The Secrets of the Yorkshire Curd Tart: Baking a Local Enigma

When I’m not mapping out a fresh crime scene for the Parchment Paper Mysteries, you’ll invariably find me in the kitchen, surrounded by dusting sheets of flour and the comforting warmth of the oven. For a culinary cozy mystery author, baking isn’t just a hobby; it is a vital part of the world-building process. And here in West Yorkshire, there’s one particular bake that holds a truly legendary—and delightfully enigmatic—status: the Yorkshire Curd Tart.

An Ancient Recipe on the Brink

For the uninitiated, a traditional Yorkshire curd tart is a far cry from a standard cheesecake. Its history stretches back centuries, deeply tied to the rhythms of rural dairy farming in our steep valleys. The magic lies in the filling, which combines real milk curds (never cream cheese!), a subtle hint of nutmeg, allspice, and a generous handful of plump currants, all nestled inside a shortcrust pastry casing.

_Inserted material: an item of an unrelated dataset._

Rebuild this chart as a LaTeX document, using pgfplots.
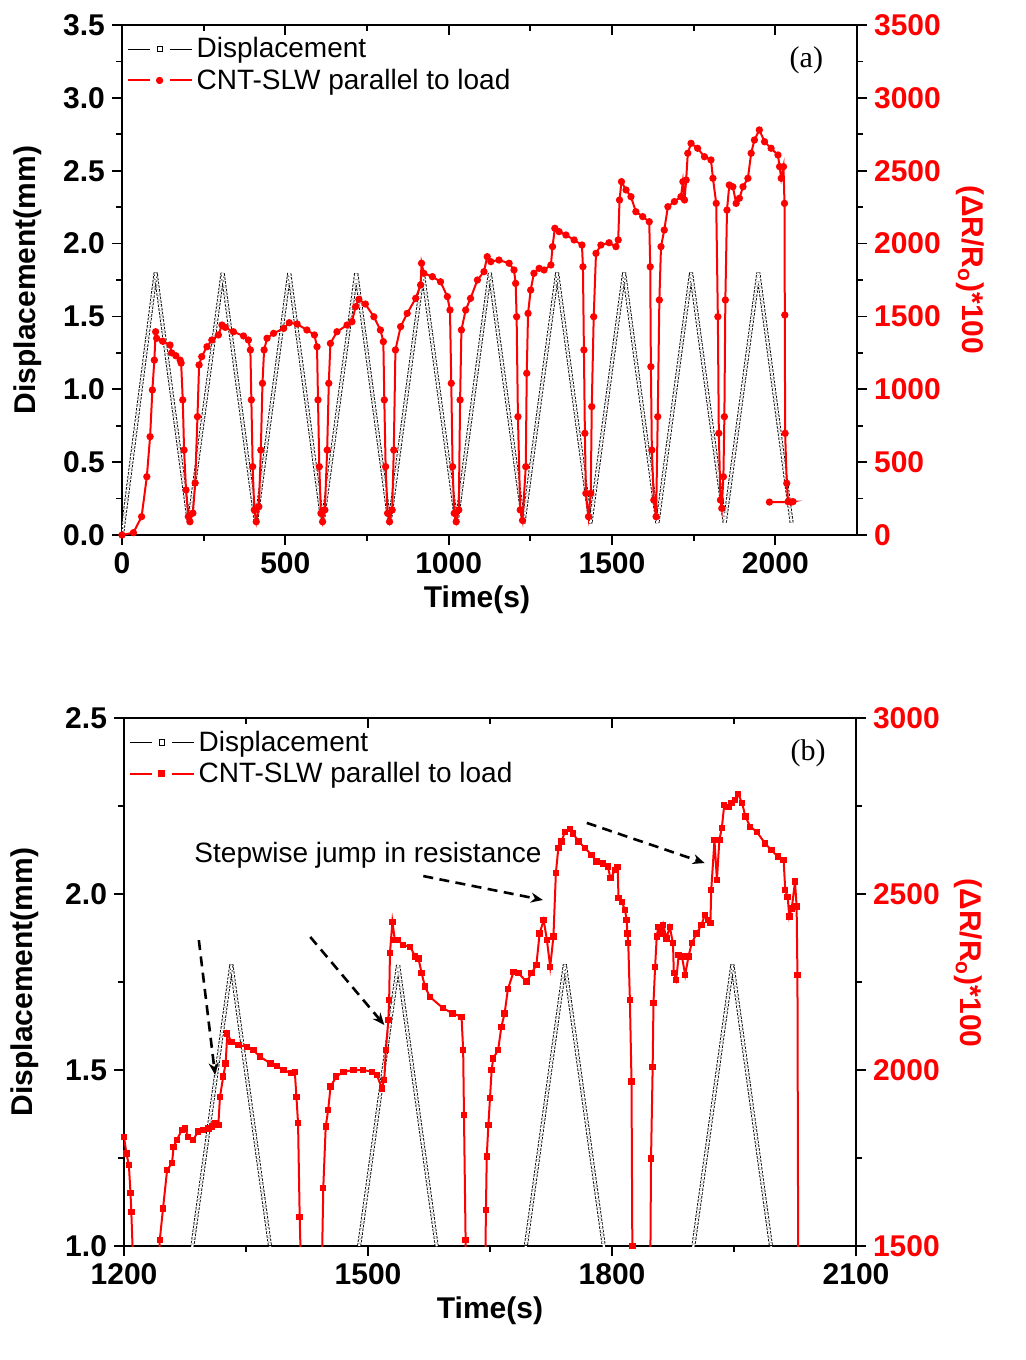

What makes it a bit of a mystery in its own right is that it was traditionally baked as a feast-day treat, specifically around Whitsuntide, using the first curds from the spring calving. Today, it’s a bit of a rare treasure. Many modern bakeries shortcut the process, but as a culinary sleuth, I pride myself on authenticity. Finding a proper, old-fashioned curd tart—or making one from scratch using traditional lemon-juice-separated curds—is like uncovering a missing clue in a cold case.

Baking as a Plot Device

In my culinary cozy universe, food is never just decoration. A traditional bake like the curd tart carries cultural weight. It represents heritage, closely guarded family secrets, and the generational divides of a small village. Imagine a local baking competition where a sabotaged curd cheese batch ruins a family’s century-old reputation—or serves as the ultimate alibi!

By including the authentic recipe for this West Yorkshire staple at the back of one of my books (The Taming of the Stew), I hope to transport readers straight into our mist-shrouded valleys, one slice of spiced history at a time.